OCEAN 512 Geophysical Fluid Dynamics I (4)

Dynamics of rotating stratified fluid flow in the atmosphere/ocean and laboratory analogues. Equations of state, compressibility, Boussinesq approximation. Geostrophic balance, Rossby number. Poincare, Kelvin, Rossby waves, geostrophic adjustment. Ekman layers. Continuously stratified dynamics: Inertia-gravity waves, potential vorticity, quasigeostrophy. Prerequisite: OCEAN 511 or ATM S/AMATH 505. Offered: jointly with ATM S 509; W.

OCEAN 513 Geophysical Fluid Dynamics II (3)

Theories, models of large-scale dynamics of oceans, atmospheres. Potential vorticity, Q principles; Rossby waves, ray tracing, Green’ s function, setup of general circulation; atmospheric “channels” versus ocean “basins”; wave-mean flow interaction, mountain drag, internal momentum flux; “Lagrangian” motion of particles, tracers; cascades, eddy flux of heat, moisture, Q. Prerequisite: OCEAN 512. Offered: Sp.

OCEAN 514 Waves (3)

Application of marine hydrodynamics principles to wave motion in oceans. Offered: W.

OCEAN 515 Ocean Circulation: Observations (3)

Modern large- and mesoscale ocean observations, interpreted in terms of contemporary circulation theories. Spectrum of temporal variability; eddies and eddy fluxes; ventilation; advection and diffusion in the abyss; transports of heat and salt; climatic scale of variability; modern methods for determining circulation. Prerequisite: OCEAN 510 or permission of instructor. Offered: Sp.
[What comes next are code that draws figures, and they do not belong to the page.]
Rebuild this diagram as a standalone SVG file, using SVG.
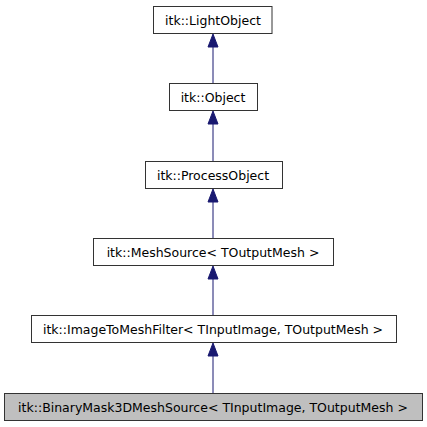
<svg xmlns="http://www.w3.org/2000/svg" width="427" height="427" viewBox="0 0 427 427">
<style>
.n rect{fill:#ffffff;stroke:#333333;stroke-width:1}
.n.cur rect{fill:#bfbfbf}
.n text{font-family:"DejaVu Sans",sans-serif;font-size:12.5px;text-anchor:middle;fill:#000000}
.e line{stroke:#191970;stroke-width:1}
.e polygon{fill:#191970;stroke:#191970;stroke-width:1}
</style>
<rect width="427" height="427" fill="#ffffff"/>
<g id="connectors" class="e">
<line x1="213" y1="47" x2="213" y2="84"/><polygon points="213,34 208,47 218,47"/>
<line x1="213" y1="124" x2="213" y2="162"/><polygon points="213,111 208,124 218,124"/>
<line x1="213" y1="202" x2="213" y2="239"/><polygon points="213,189 208,202 218,202"/>
<line x1="213" y1="279" x2="213" y2="316"/><polygon points="213,266 208,279 218,279"/>
<line x1="213" y1="356" x2="213" y2="394"/><polygon points="213,343 208,356 218,356"/>
</g>
<g id="node_lightobject" class="n"><rect x="153.5" y="6.5" width="118.5" height="27"/><text x="213" y="24.5">itk::LightObject</text></g>
<g id="node_object" class="n"><rect x="169.5" y="83.5" width="88" height="27"/><text x="213" y="101.5">itk::Object</text></g>
<g id="node_processobject" class="n"><rect x="145.5" y="161.5" width="137" height="27"/><text x="213" y="179.5">itk::ProcessObject</text></g>
<g id="node_meshsource" class="n"><rect x="93.5" y="238.5" width="240" height="27"/><text x="213" y="256.5">itk::MeshSource&lt; TOutputMesh &gt;</text></g>
<g id="node_imagetomeshfilter" class="n"><rect x="31.5" y="315.5" width="365" height="27"/><text x="213" y="333.5">itk::ImageToMeshFilter&lt; TInputImage, TOutputMesh &gt;</text></g>
<g id="node_binarymask" class="n cur"><rect x="4.5" y="393.5" width="418" height="27"/><text x="213" y="411.5">itk::BinaryMask3DMeshSource&lt; TInputImage, TOutputMesh &gt;</text></g>
</svg>
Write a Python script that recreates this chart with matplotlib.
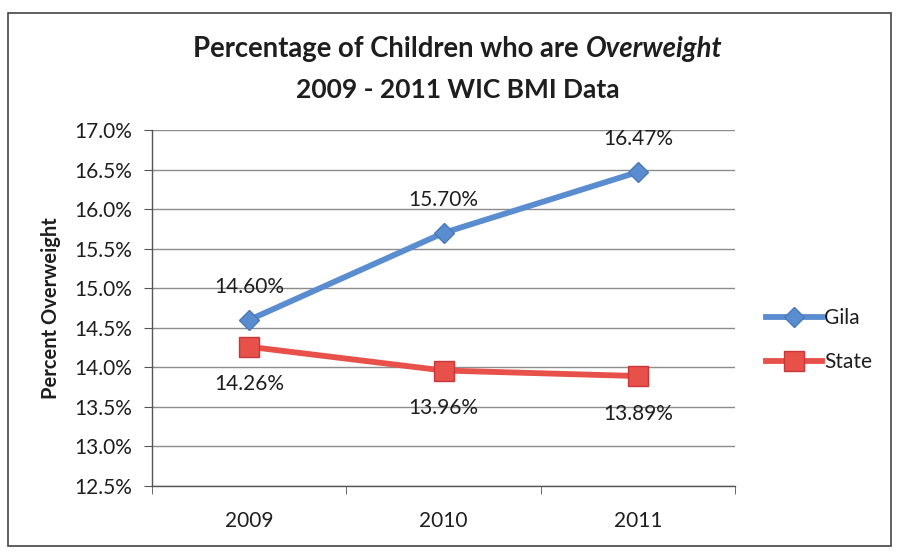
import matplotlib
matplotlib.use("Agg")
import matplotlib.pyplot as plt
from matplotlib.patches import Rectangle
from matplotlib.ticker import FuncFormatter, FixedLocator

# chart data
years = ["2009", "2010", "2011"]
gila = [14.60, 15.70, 16.47]
state = [14.26, 13.96, 13.89]
y_ticks = [12.5, 13.0, 13.5, 14.0, 14.5, 15.0, 15.5, 16.0, 16.5, 17.0]

plt.rcParams['font.family'] = ['Lato', 'DejaVu Sans']

BLUE = "#5A8DCF"
RED = "#E8504A"
GRID = "#8C8C8C"
TXT = "#1e1e1e"

fig = plt.figure(figsize=(8.99, 5.58), dpi=100)
ax = fig.add_axes([0.169, 0.129, 0.649, 0.638])

x = range(len(years))
ax.plot(x, gila, color=BLUE, lw=4.2, marker="D", ms=10.5, mec="#4A79B8",
        label="Gila", zorder=3)
ax.plot(x, state, color=RED, lw=4.2, marker="s", ms=14, mec="#C8373A",
        label="State", zorder=3)

# value labels: Gila above, State below
for i, v in enumerate(gila):
    ax.annotate(f"{v:.2f}%", (i, v), xytext=(0, 24), textcoords="offset points",
                ha="center", va="center", fontsize=15, color=TXT)
for i, v in enumerate(state):
    ax.annotate(f"{v:.2f}%", (i, v), xytext=(0, -27), textcoords="offset points",
                ha="center", va="center", fontsize=15, color=TXT)

ax.set_xlim(-0.5, 2.5)
ax.set_ylim(12.5, 17.0)
ax.set_yticks(y_ticks)
ax.yaxis.set_major_formatter(FuncFormatter(lambda v, p: f"{v:.1f}%"))
ax.set_xticks(list(x))
ax.set_xticklabels(years)
ax.xaxis.set_minor_locator(FixedLocator([-0.5, 0.5, 1.5, 2.5]))
ax.tick_params(axis="x", which="major", length=0, pad=18, labelsize=15,
               labelcolor=TXT)
ax.tick_params(axis="x", which="minor", length=6, color="#555555")
ax.tick_params(axis="y", length=6, color="#555555", labelsize=15, pad=8,
               labelcolor=TXT)

ax.grid(axis="y", color=GRID, lw=1.0)
ax.set_axisbelow(True)
for s in ["top", "right"]:
    ax.spines[s].set_visible(False)
for s in ["left", "bottom"]:
    ax.spines[s].set_color("#555555")
    ax.spines[s].set_linewidth(1.0)

ax.set_ylabel("Percent Overweight", fontsize=14.5, fontweight="bold",
              labelpad=10, color=TXT)

# two-part title so only "Overweight" is italic, centred as one line
cx = 0.509
t1 = fig.text(0, 0.912, "Percentage of Children who are ", fontsize=19.8,
              fontweight="bold", ha="left", va="center", color=TXT)
t2 = fig.text(0, 0.912, "Overweight", fontsize=19.8, fontweight="bold",
              style="italic", ha="left", va="center", color=TXT)
r = fig.canvas.get_renderer()
w1 = t1.get_window_extent(r).width / fig.bbox.width
w2 = t2.get_window_extent(r).width / fig.bbox.width
t1.set_x(cx - (w1 + w2) / 2)
t2.set_x(cx - (w1 + w2) / 2 + w1)
fig.text(cx, 0.838, "2009 - 2011 WIC BMI Data", fontsize=19,
         fontweight="bold", ha="center", va="center", color=TXT)

leg = ax.legend(loc="center left", bbox_to_anchor=(1.02, 0.41), frameon=False,
                fontsize=15, handlelength=2.7, handletextpad=0.1,
                labelspacing=1.15)
for t in leg.get_texts():
    t.set_color(TXT)

# outer chart border
fig.add_artist(Rectangle((0.009, 0.022), 0.982, 0.955, transform=fig.transFigure,
                         fill=False, ec="#444444", lw=1.2))

fig.savefig("out.png", dpi=100)
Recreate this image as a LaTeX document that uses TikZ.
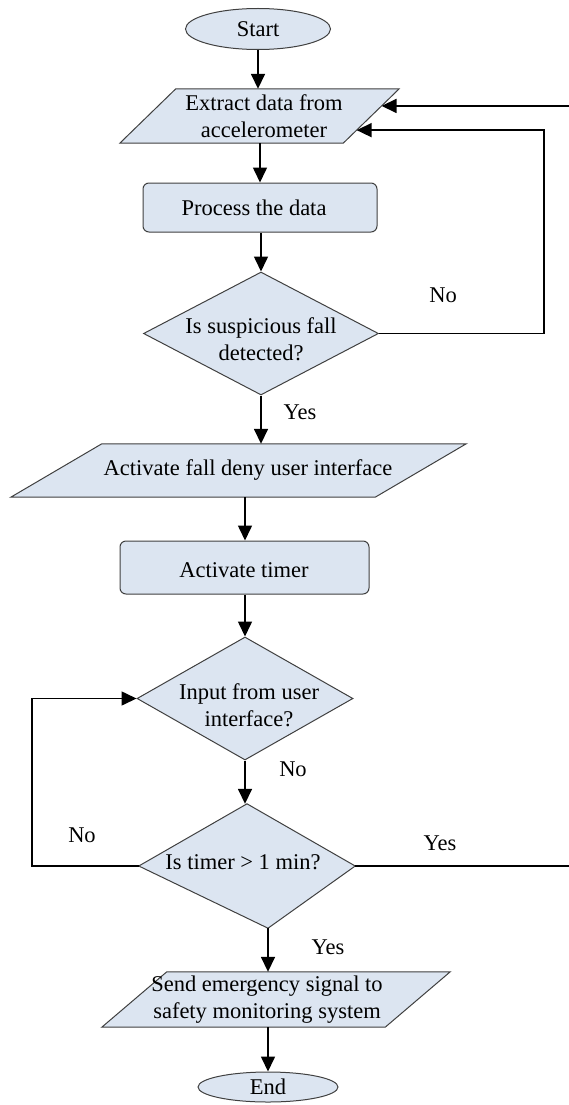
\documentclass[tikz,border=0pt]{standalone}
\usepackage{fontspec}
\setmainfont{Liberation Serif}
\usetikzlibrary{shapes.geometric,arrows.meta,calc}

\definecolor{boxfill}{HTML}{DCE5F1}
\definecolor{boxline}{HTML}{404040}

\tikzset{
  shapebase/.style={draw=boxline, line width=1pt, fill=boxfill, inner sep=0pt},
  terminal/.style={shapebase, ellipse},
  process/.style={shapebase, rectangle, rounded corners=6pt},
  decision/.style={shapebase, diamond},
  span/.style={inner sep=0pt},
  outline/.style={draw=boxline, line width=1pt, fill=boxfill, line join=miter},
  txt/.style={font=\fontsize{22.5}{27}\selectfont, align=center, inner sep=0pt},
  lbl/.style={font=\fontsize{22.5}{27}\selectfont, inner sep=0pt},
  arr/.style={line width=1.6pt, -{Triangle[length=15pt,width=14pt]}},
  ln/.style={line width=1.6pt},
}

\begin{document}
\begin{tikzpicture}[x=1pt,y=-1pt]
\useasboundingbox (0,0) rectangle (569,1105);

% terminals, processes and decisions
\node[terminal, minimum width=145pt, minimum height=41pt] (start) at (258,29) {};
\node[process, minimum width=234pt, minimum height=49pt] (proc) at (260,207.5) {};
\node[decision, minimum width=235pt, minimum height=123pt] (d1) at (261,333.5) {};
\node[process, minimum width=249pt, minimum height=53pt] (tim) at (244.5,567.5) {};
\node[decision, minimum width=216pt, minimum height=123pt] (d2) at (245,698.5) {};
\node[terminal, minimum width=140pt, minimum height=30pt] (end) at (268,1087) {};

% timer decision: its lower tip sits to the right of the upper one
\node[span, shape=diamond, minimum width=216pt, minimum height=124pt] (d3) at (247,866) {};
\coordinate (d3tip) at ($(d3.south)+(21,0)$);
\draw[outline] (d3.north) -- (d3.east) -- (d3tip) -- (d3.west) -- cycle;

% input/output parallelograms: a bounding node plus the slanted outline
\node[span, rectangle, minimum width=279pt, minimum height=54pt] (ext) at (259.5,116) {};
\node[span, rectangle, minimum width=455pt, minimum height=53pt] (act) at (238.5,470.5) {};
\node[span, rectangle, minimum width=348pt, minimum height=55pt] (send) at (276,999.5) {};
\draw[outline] (ext.south west) -- ($(ext.north west)+(56,0)$) -- (ext.north east)
  -- ($(ext.south east)+(-56,0)$) -- cycle;
\draw[outline] (act.south west) -- ($(act.north west)+(91,0)$) -- (act.north east)
  -- ($(act.south east)+(-91,0)$) -- cycle;
\draw[outline] (send.south west) -- ($(send.north west)+(65,0)$) -- (send.north east)
  -- ($(send.south east)+(-65,0)$) -- cycle;

% texts
\node[txt] (tstart) at (258,29) {Start};
\node[txt] (text) at (264,116) {Extract data from\\accelerometer};
\node[txt] (tproc) at (254,207.5) {Process the data};
\node[txt] (td1) at (261,339) {Is suspicious fall\\detected?};
\node[txt] (tact) at (248,470) {Activate fall deny user interface};
\node[txt] (ttim) at (244,570) {Activate timer};
\node[txt] (td2) at (249,705) {Input from user\\interface?};
\node[txt] (td3) at (243,862) {Is timer > 1 min?};
\node[txt] (tsend) at (267,1000) {Send emergency signal to\\safety monitoring system};
\node[txt] (tend) at (268,1087) {End};

% branch labels
\node[lbl] (l1) at (443,295) {No};
\node[lbl] (l2) at (300,412) {Yes};
\node[lbl] (l3) at (293,769) {No};
\node[lbl] (l4) at (82,835) {No};
\node[lbl] (l5) at (440,843) {Yes};
\node[lbl] (l6) at (328,947) {Yes};

% helper coordinates for loops and free ends
\coordinate (rloop) at (544,0);
\coordinate (lloop) at (32,0);
\coordinate (edgeA) at (569,0);
\coordinate (edgeB) at (569,866);
\coordinate (extA) at ($(ext.north east)!0.315!($(ext.south east)+(-56,0)$)$);
\coordinate (extB) at ($(ext.north east)!0.76!($(ext.south east)+(-56,0)$)$);

% main flow
\draw[arr] (start.south) -- (start.south |- ext.north);
\draw[arr] (proc.north |- ext.south) -- (proc.north);
\draw[arr] (d1.north |- proc.south) -- (d1.north);
\draw[arr] (d1.south) -- (d1.south |- act.north);
\draw[arr] (d2.north |- act.south) -- (d2.north |- tim.north);
\draw[arr] (d2.north |- tim.south) -- (d2.north);
\draw[arr] (d2.south) -- (d2.south |- d3.north);
\draw[arr] (d3tip) -- (d3tip |- send.north);
\draw[arr] (end.north |- send.south) -- (end.north);

% loops
\draw[arr] (d1.east) -| (rloop |- extB) -- (extB);
\draw[arr] (edgeA |- extA) -- (extA);
\draw[arr] (d3.west) -| (lloop |- d2.west) -- (d2.west);
\draw[ln] (d3.east) -- (edgeB);
\end{tikzpicture}
\end{document}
OCEAN 516 Ocean Circulation: Theories (3)

Hydrodynamic theories concerning origin and characteristics of major ocean currents. Prerequisite: OCEAN 512 or permission of instructor.

OCEAN 541 Marine Sedimentary Processes (3)

Investigates fundamental process of marine sedimentation, including equations characterizing boundary-shear flows, initiation of grain motion, bedload and suspended-load transport, and sediment accumulation. Applies concepts to sediment dispersal in rivers, deltas, estuaries, beaches, continental shelves, slopes, and rises, with emphasis on the relationships between active processes and resulting deposits.

OCEAN 542 Sediment Dynamics and Boundary-Layer Physics (4)

Theoretical descriptions of sediment transport processes constrained by laboratory demonstrations. The physics of boundary layers, initiation of motion, suspended load, bedload, bedforms, and continua transport (turbidity currents, debris flows, and suspensions) and its application to the geological record. Offered: jointly with ESS 526; W.
Instructor Course Description: Jeffrey D Parsons

OCEAN 560 Atmosphere/Ocean Interactions (3)

Observations and theory of phenomena of the coupled atmosphere-ocean system. El Nino/Southern Oscillation; decadal tropical variability; atmospheric teleconnections; midlatitude atmosphere-ocean variability. Overview of essential ocean and atmospheric dynamics, where appropriate. Credit/no credit only. Prerequisite: ATM S 509 or OCEAN 512. Offered: jointly with ATM S 560; alternate years; Sp.